§ **WHAT TO DO**
Extract, in full, the lines below, beginning at the first and ending with the line that contains "(fac) at (1168,148)". Pictures do not belong in the copy.

§ **INFORMATION PROVIDED**

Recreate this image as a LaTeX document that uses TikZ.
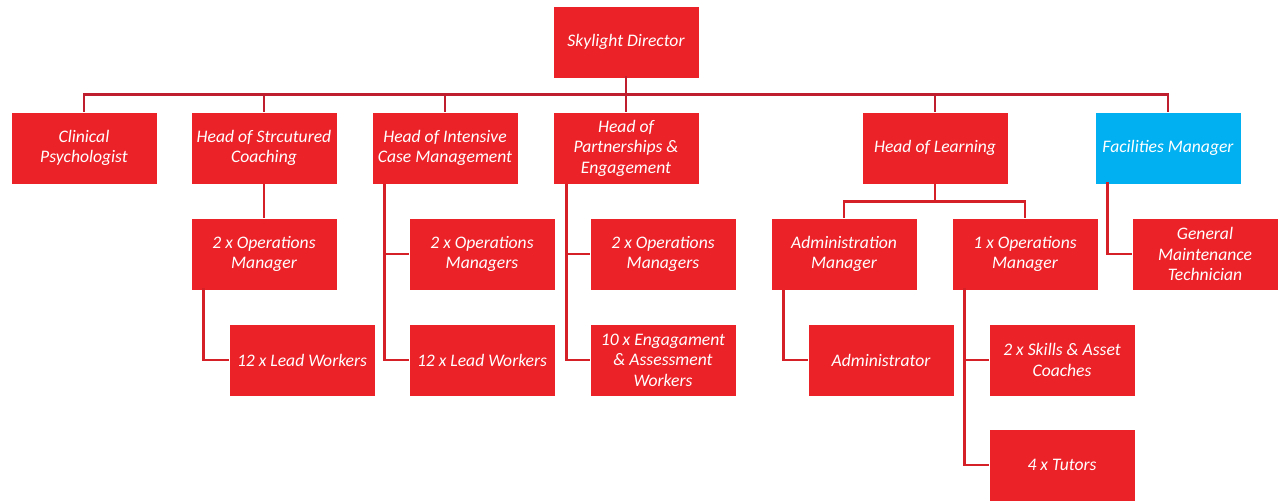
\documentclass[tikz,border=0pt]{standalone}
\usepackage{fontspec}
\setmainfont{Carlito}
\definecolor{boxred}{RGB}{236,34,41}
\definecolor{busred}{RGB}{190,30,45}
\definecolor{linkred}{RGB}{214,32,40}
\definecolor{facblue}{RGB}{0,176,240}
\begin{document}
\begin{tikzpicture}[x=1pt, y=-1pt,
  box/.style={fill=boxred, draw=white, line width=0.6pt, minimum width=146pt,
    minimum height=72pt, inner sep=1pt, align=center, text=white,
    font=\fontsize{17.6}{20.5}\selectfont\itshape},
  bluebox/.style={box, fill=facblue},
  bus/.style={draw=busred, line width=2.8pt},
  link/.style={draw=linkred, line width=2.8pt}]
  \useasboundingbox (0,0) rectangle (1281,501);

  % top
  \node[box] (dir) at (626,42) {Skylight Director};

  % heads
  \node[box] (clin) at (84,148) {Clinical\\Psychologist};
  \node[box] (hsc) at (264,148) {Head of Strcutured\\Coaching};
  \node[box] (hicm) at (445,148) {Head of Intensive\\Case Management};
  \node[box] (hpe) at (626,148) {Head of\\Partnerships \&\\Engagement};
  \node[box] (hol) at (935,148) {Head of Learning};
  \node[bluebox] (fac) at (1168,148) {Facilities Manager};

  % second row
  \node[box] (opsA) at (264,254) {2 x Operations\\Manager};
  \node[box] (opsB) at (482,254) {2 x Operations\\Managers};
  \node[box] (opsC) at (663,254) {2 x Operations\\Managers};
  \node[box] (admMgr) at (844,254) {Administration\\Manager};
  \node[box] (opsD) at (1025,254) {1 x Operations\\Manager};
  \node[box] (gmt) at (1205,254) {General\\Maintenance\\Technician};

  % third row
  \node[box] (leadA) at (302,360) {12 x Lead Workers};
  \node[box] (leadB) at (482,360) {12 x Lead Workers};
  \node[box] (engage) at (663,360) {10 x Engagament\\\& Assessment\\Workers};
  \node[box] (admin) at (881,360) {Administrator};
  \node[box] (skills) at (1062,360) {2 x Skills \& Asset\\Coaches};
  \node[box] (tutors) at (1062,465) {4 x Tutors};

  % director bus
  \draw[bus] ([yshift=2pt]dir.south) -- ++(0,28);
  \draw[bus] (clin.north) -- ++(0,-17) -| (fac.north);
  \foreach \n in {hsc,hicm,hpe,hol}
    \draw[bus] (\n.north) -- ++(0,-17);

  % structured coaching
  \draw[link] (hsc.south) -- (opsA.north);
  \draw[link] ([xshift=13pt,yshift=2pt]opsA.south west) |- (leadA.west);

  % intensive case management
  \draw[link] ([xshift=13pt]hicm.south west) |- (leadB.west);
  \draw[link] ([xshift=13pt]hicm.south west) |- (opsB.west);

  % partnerships
  \draw[link] ([xshift=14pt]hpe.south west) |- (engage.west);
  \draw[link] ([xshift=14pt]hpe.south west) |- (opsC.west);

  % learning
  \draw[link] (hol.south) -- ++(0,17) -| (admMgr.north);
  \draw[link] (hol.south) -- ++(0,17) -| (opsD.north);
  \draw[link] ([xshift=13pt]admMgr.south west) |- (admin.west);
  \draw[link] ([xshift=13pt,yshift=2pt]opsD.south west) |- (tutors.west);
  \draw[link] ([xshift=13pt]opsD.south west) |- (skills.west);

  % facilities
  \draw[link] ([xshift=13pt,yshift=2pt]fac.south west) |- (gmt.west);
\end{tikzpicture}
\end{document}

§ **EXERCISE RESPONSE**
Recreate this image as a LaTeX document that uses TikZ.
\documentclass[tikz,border=0pt]{standalone}
\usepackage{fontspec}
\setmainfont{Carlito}
\definecolor{boxred}{RGB}{236,34,41}
\definecolor{busred}{RGB}{190,30,45}
\definecolor{linkred}{RGB}{214,32,40}
\definecolor{facblue}{RGB}{0,176,240}
\begin{document}
\begin{tikzpicture}[x=1pt, y=-1pt,
  box/.style={fill=boxred, draw=white, line width=0.6pt, minimum width=146pt,
    minimum height=72pt, inner sep=1pt, align=center, text=white,
    font=\fontsize{17.6}{20.5}\selectfont\itshape},
  bluebox/.style={box, fill=facblue},
  bus/.style={draw=busred, line width=2.8pt},
  link/.style={draw=linkred, line width=2.8pt}]
  \useasboundingbox (0,0) rectangle (1281,501);

  % top
  \node[box] (dir) at (626,42) {Skylight Director};

  % heads
  \node[box] (clin) at (84,148) {Clinical\\Psychologist};
  \node[box] (hsc) at (264,148) {Head of Strcutured\\Coaching};
  \node[box] (hicm) at (445,148) {Head of Intensive\\Case Management};
  \node[box] (hpe) at (626,148) {Head of\\Partnerships \&\\Engagement};
  \node[box] (hol) at (935,148) {Head of Learning};
  \node[bluebox] (fac) at (1168,148) {Facilities Manager};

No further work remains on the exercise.